Enabling our Children to Achieve Their Full Potential
Each child is different, I know ours are, some like music, some are passionate about math, others about reading, some like to serve others, and some are natural-born leaders. God has bestowed gifts and talents to each child and it is one of our jobs as parents to help our children discover how best to use those gifts. Each of us as parents have a unique personality, set of talents and desires that God gave us to give glory to Him in this life. Hopefully, we are using those gifts in our workplace and in our home. If we are, then our task is to help our children discern the gifts God has given them and then figure out how to launch them into the world to put those gifts to work.
One of the family activities in our Family Fun Day program is to ask each family member which gifts they bring to their family. For many children, this can be a very difficult task, unfortunately some either don’t think they have any talents or don’t feel confident enough to say them out loud for fear of rejection. Your children with strong personalities may have many gifts that they point out about themselves, while the quiet thinkers won’t say a word. If this happens, the rest of the family is encouraged to point out the gifts and good qualities of that child. In our family, we strive to compliment each of our children throughout their lives and point out those gifts that we see in them. If this is being done on a consistent basis while they are growing up, they are better prepared to choose the right path to their career.
Guiding verses Directing
Our role as parents is to assist our children with choosing their path in life.
It is tempting as a parent to make all the right choices for your child, but in the end, it is their life to live, not yours. If you have done everything to the best of your ability during their childhood, then it is best to sit back and watch them spread their wings and fly. Will they falter, most certainly, but that is part of the process of growing up. Your role as a parent evolves into being a consultant, your child needs to know that you love them and that you are there to help them succeed, but you are not going to be able to, nor do you want to, make every decision for them. Remember back to when you left your parents home, remember the excitement of making your way in the world on your own? Or perhaps the memory is a little different, perhaps you were scared to death.
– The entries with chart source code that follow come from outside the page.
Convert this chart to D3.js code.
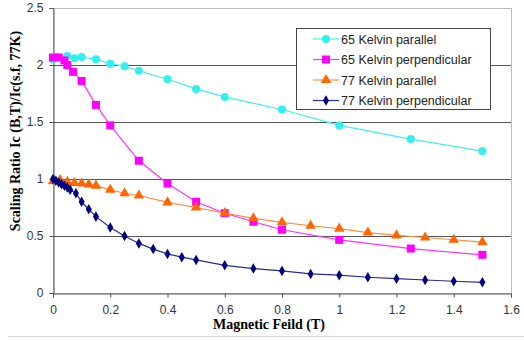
<!DOCTYPE html>
<html>
<head>
<meta charset="utf-8">
<script src="https://cdn.jsdelivr.net/npm/d3@7"></script>
<style>
  body { margin: 0; background: #fff; }
  svg { display: block; }
</style>
</head>
<body>
<div id="chart"></div>
<script>
// series data
var seriesNames = ["65 Kelvin parallel", "65 Kelvin perpendicular", "77 Kelvin parallel", "77 Kelvin perpendicular"];

var x65par = [0, 0.05, 0.075, 0.1, 0.15, 0.2, 0.25, 0.3, 0.4, 0.5, 0.6, 0.8, 1.0, 1.25, 1.5];
var y65par = [2.05, 2.08, 2.06, 2.07, 2.05, 2.01, 1.99, 1.95, 1.875, 1.79, 1.72, 1.61, 1.47, 1.35, 1.245];

var x65perp = [0, 0.02, 0.04, 0.05, 0.07, 0.1, 0.15, 0.2, 0.3, 0.4, 0.5, 0.6, 0.7, 0.8, 1.0, 1.25, 1.5];
var y65perp = [2.066, 2.066, 2.04, 2.0, 1.94, 1.86, 1.65, 1.47, 1.16, 0.96, 0.80, 0.70, 0.625, 0.555, 0.466, 0.39, 0.335];

var x77par = [0, 0.025, 0.05, 0.075, 0.1, 0.125, 0.15, 0.2, 0.25, 0.3, 0.4, 0.5, 0.6, 0.7, 0.8, 0.9, 1.0, 1.1, 1.2, 1.3, 1.4, 1.5];
var y77par = [0.98, 0.99, 0.975, 0.965, 0.96, 0.952, 0.942, 0.905, 0.875, 0.855, 0.795, 0.75, 0.70, 0.655, 0.62, 0.59, 0.565, 0.53, 0.505, 0.487, 0.467, 0.446];

var x77perp = [0, 0.01, 0.02, 0.03, 0.04, 0.05, 0.06, 0.08, 0.1, 0.125, 0.15, 0.2, 0.25, 0.3, 0.35, 0.4, 0.45, 0.5, 0.6, 0.7, 0.8, 0.9, 1.0, 1.1, 1.2, 1.3, 1.4, 1.5];
var y77perp = [1.0, 0.985, 0.97, 0.955, 0.94, 0.925, 0.905, 0.875, 0.80, 0.735, 0.67, 0.575, 0.50, 0.435, 0.385, 0.343, 0.314, 0.29, 0.243, 0.214, 0.194, 0.167, 0.156, 0.138, 0.126, 0.114, 0.103, 0.094];

var xTicks = [0, 0.2, 0.4, 0.6, 0.8, 1, 1.2, 1.4, 1.6];
var yTicks = [0, 0.5, 1, 1.5, 2, 2.5];

var width = 524, height = 340;
var plotLeft = 53, plotRight = 511, plotTop = 8, plotBottom = 293;

var svg = d3.select("#chart").append("svg")
  .attr("width", width)
  .attr("height", height);

var x = d3.scaleLinear().domain([0, 1.6]).range([plotLeft, plotRight]);
var y = d3.scaleLinear().domain([0, 2.5]).range([plotBottom, plotTop]);

// plot area border (light)
svg.append("rect")
  .attr("x", plotLeft + 0.5).attr("y", plotTop + 0.5)
  .attr("width", plotRight - plotLeft).attr("height", plotBottom - plotTop)
  .attr("fill", "none").attr("stroke", "#bdbdbd");

// horizontal gridlines
svg.append("g").selectAll("line")
  .data(yTicks.filter(d => d > 0 && d < 2.5))
  .enter().append("line")
  .attr("x1", plotLeft).attr("x2", plotRight)
  .attr("y1", d => Math.round(y(d)) + 0.5).attr("y2", d => Math.round(y(d)) + 0.5)
  .attr("stroke", "#555").attr("stroke-width", 1);

// axes
var xAxis = svg.append("g")
  .attr("transform", "translate(0," + (plotBottom + 0.5) + ")")
  .call(d3.axisBottom(x).tickValues(xTicks).tickSize(4).tickPadding(8).tickFormat(d3.format("")));
var yAxis = svg.append("g")
  .attr("transform", "translate(" + (plotLeft + 0.5) + ",0)")
  .call(d3.axisLeft(y).tickValues(yTicks).tickSize(4).tickPadding(6).tickFormat(d3.format("")));

[xAxis, yAxis].forEach(function (a) {
  a.select(".domain").attr("stroke", "#555");
  a.selectAll(".tick line").attr("stroke", "#555");
  a.selectAll("text")
    .attr("fill", "#333")
    .style("font-family", "'Liberation Sans', Arial, sans-serif")
    .style("font-size", "12px");
});

// axis titles
svg.append("text")
  .attr("x", 269).attr("y", 329)
  .attr("text-anchor", "middle")
  .style("font-family", "'Liberation Serif', 'Times New Roman', serif")
  .style("font-weight", "bold").style("font-size", "14px")
  .text("Magnetic Feild (T)");

svg.append("text")
  .attr("transform", "translate(20,131) rotate(-90)")
  .attr("text-anchor", "middle")
  .style("font-family", "'Liberation Serif', 'Times New Roman', serif")
  .style("font-weight", "bold").style("font-size", "14px")
  .text("Scaling Ratio Ic (B,T)/Ic(s.f, 77K)");

// bottom chart-area line
svg.append("line")
  .attr("x1", 8).attr("x2", width).attr("y1", 336.5).attr("y2", 336.5)
  .attr("stroke", "#d8d8d8");

var series = [
  { name: seriesNames[0], xs: x65par, ys: y65par, color: "#33f0f0", line: "#40f0f0", symbol: d3.symbolCircle, size: 50 },
  { name: seriesNames[1], xs: x65perp, ys: y65perp, color: "#ff00ff", line: "#ff33ff", symbol: d3.symbolSquare, size: 64 },
  { name: seriesNames[2], xs: x77par, ys: y77par, color: "#ff6600", line: "#ff8c40", symbol: d3.symbolTriangle, size: 48 },
  { name: seriesNames[3], xs: x77perp, ys: y77perp, color: "#000080", line: "#2a2a90", symbol: d3.symbolDiamond, size: 32 }
];

var line = d3.line().x(d => x(d[0])).y(d => y(d[1]));

series.forEach(function (s) {
  var pts = s.xs.map((v, i) => [v, s.ys[i]]);
  var g = svg.append("g");
  g.append("path")
    .attr("d", line(pts))
    .attr("fill", "none")
    .attr("stroke", s.line)
    .attr("stroke-width", 1.2);
  g.selectAll("path.pt")
    .data(pts)
    .enter().append("path")
    .attr("class", "pt")
    .attr("d", d3.symbol().type(s.symbol).size(s.size))
    .attr("transform", d => "translate(" + x(d[0]) + "," + y(d[1]) + ")")
    .attr("fill", s.color);
});

// legend
var legend = svg.append("g");
legend.append("rect")
  .attr("x", 296.5).attr("y", 28.5)
  .attr("width", 194).attr("height", 81)
  .attr("fill", "#fff").attr("stroke", "#444");

series.forEach(function (s, i) {
  var ly = 39 + i * 20.5;
  legend.append("line")
    .attr("x1", 313).attr("x2", 339)
    .attr("y1", ly).attr("y2", ly)
    .attr("stroke", s.line).attr("stroke-width", 1.2);
  legend.append("path")
    .attr("d", d3.symbol().type(s.symbol).size(s.size))
    .attr("transform", "translate(326," + ly + ")")
    .attr("fill", s.color);
  legend.append("text")
    .attr("x", 341).attr("y", ly + 4.5)
    .attr("fill", "#222")
    .style("font-family", "'Liberation Sans', Arial, sans-serif")
    .style("font-size", "12.5px")
    .text(s.name);
});
</script>
</body>
</html>
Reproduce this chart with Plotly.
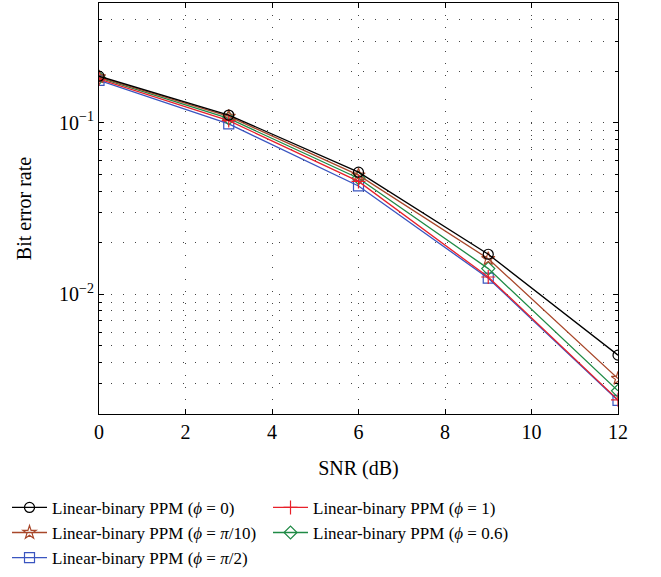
import plotly.graph_objects as go

# SNR sweep and measured bit error rates
snr_db = [0, 3, 6, 9, 12]
ber_phi_0 = [0.187, 0.111, 0.0515, 0.0171, 0.00441]
ber_phi_pi10 = [0.185, 0.109, 0.0495, 0.0161, 0.00322]
ber_phi_pi2 = [0.177, 0.0985, 0.0428, 0.0124, 0.00240]
ber_phi_1 = [0.180, 0.103, 0.0455, 0.0126, 0.00242]
ber_phi_06 = [0.183, 0.106, 0.0475, 0.0141, 0.00273]

x_ticks = [0, 2, 4, 6, 8, 10, 12]
y_major = [0.01, 0.1]
y_major_text = ["10<sup>\u22122</sup>", "10<sup>\u22121</sup>"]
y_minor = [m * 10 ** e for e in (-3, -2, -1) for m in range(2, 10) if 0.002 <= m * 10 ** e <= 0.5]

series = [
    ("Linear-binary PPM (<i>\u03d5</i> = 0)", ber_phi_0, "#000000", "circle-open", 1),
    ("Linear-binary PPM (<i>\u03d5</i> = 1)", ber_phi_1, "#e8202a", "cross-thin-open", 2),
    ("Linear-binary PPM (<i>\u03d5</i> = <i>\u03c0</i>/10)", ber_phi_pi10, "#a8472a", "star-open", 3),
    ("Linear-binary PPM (<i>\u03d5</i> = 0.6)", ber_phi_06, "#1f8a45", "diamond-open", 4),
    ("Linear-binary PPM (<i>\u03d5</i> = <i>\u03c0</i>/2)", ber_phi_pi2, "#3a55c0", "square-open", 5),
]

SERIF = "Liberation Serif"
axis_font = dict(family=SERIF, size=20, color="black")

fig = go.Figure()
for name, vals, color, symbol, rank in reversed(series):
    fig.add_trace(go.Scatter(
        x=snr_db, y=vals, name=name, mode="lines+markers",
        line=dict(color=color, width=1.3),
        marker=dict(symbol=symbol, size=10, color=color, line=dict(color=color, width=1.2)),
        legendrank=rank,
    ))

fig.update_layout(
    template=None,
    width=661, height=577,
    margin=dict(l=99, r=43, t=3, b=163),
    paper_bgcolor="white", plot_bgcolor="white",
    font=dict(family=SERIF, size=17, color="black"),
    showlegend=True,
    legend=dict(
        orientation="h", xref="container", yref="container",
        x=0.0106, y=0.151, xanchor="left", yanchor="top",
        entrywidth=211, entrywidthmode="pixels",
        font=dict(family=SERIF, size=17, color="black"),
        tracegroupgap=0, itemwidth=35, bgcolor="rgba(0,0,0,0)",
    ),
)

fig.update_xaxes(
    range=[0, 12], tickmode="array", tickvals=x_ticks, ticks="inside", ticklen=5,
    tickcolor="black", linecolor="black", linewidth=1, mirror="ticks",
    showline=True, zeroline=False, tickfont=axis_font,
    showgrid=True, gridcolor="#444444", gridwidth=1, griddash="1px,11px",
)
fig.update_xaxes(title_text="SNR (dB)", title_font=axis_font, title_standoff=18)

fig.update_yaxes(
    type="log", range=[-2.699, -0.301], tickmode="array", tickvals=y_major,
    ticktext=y_major_text, ticks="inside", ticklen=5, tickcolor="black",
    linecolor="black", linewidth=1, mirror="ticks", showline=True, zeroline=False,
    tickfont=axis_font,
    showgrid=True, gridcolor="#444444", gridwidth=1, griddash="1px,11px",
    minor=dict(tickmode="array", tickvals=y_minor, ticks="inside", ticklen=3,
               tickcolor="black", showgrid=True, gridcolor="#444444",
               griddash="1px,11px", gridwidth=1),
)
fig.update_yaxes(title_text="Bit error rate", title_font=axis_font, title_standoff=22)

fig.write_html("out.html")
Either way, it is a process that every person goes through and it is divinely designed.
Letting go of your children and sending them out into the world can be scary but also very rewarding. It is part of life and one that should be embraced. Our purpose as parents is to keep our eyes on the goal of allowing our children to become adults. Every child is unique, while some may launch easily, some may delay and even resist going out on their own, others may leave and come back. God knows well the plans He has for each of us and His plan is a perfect one, we as parents much trust in the Lord’s providence and in the fact that He loves our children more perfectly than we do. He knew them before he knit them in their mother’s womb and He is the perfect Father who knows every hair on their head. He knows their desires and their dreams and He knows their full potential and what will bring them the greatest joy in their lives. We will be better parents to the extent that we work within God’s plan for our children’s lives and help them to know, love and serve Him in this life and to desire to be with Him in the next.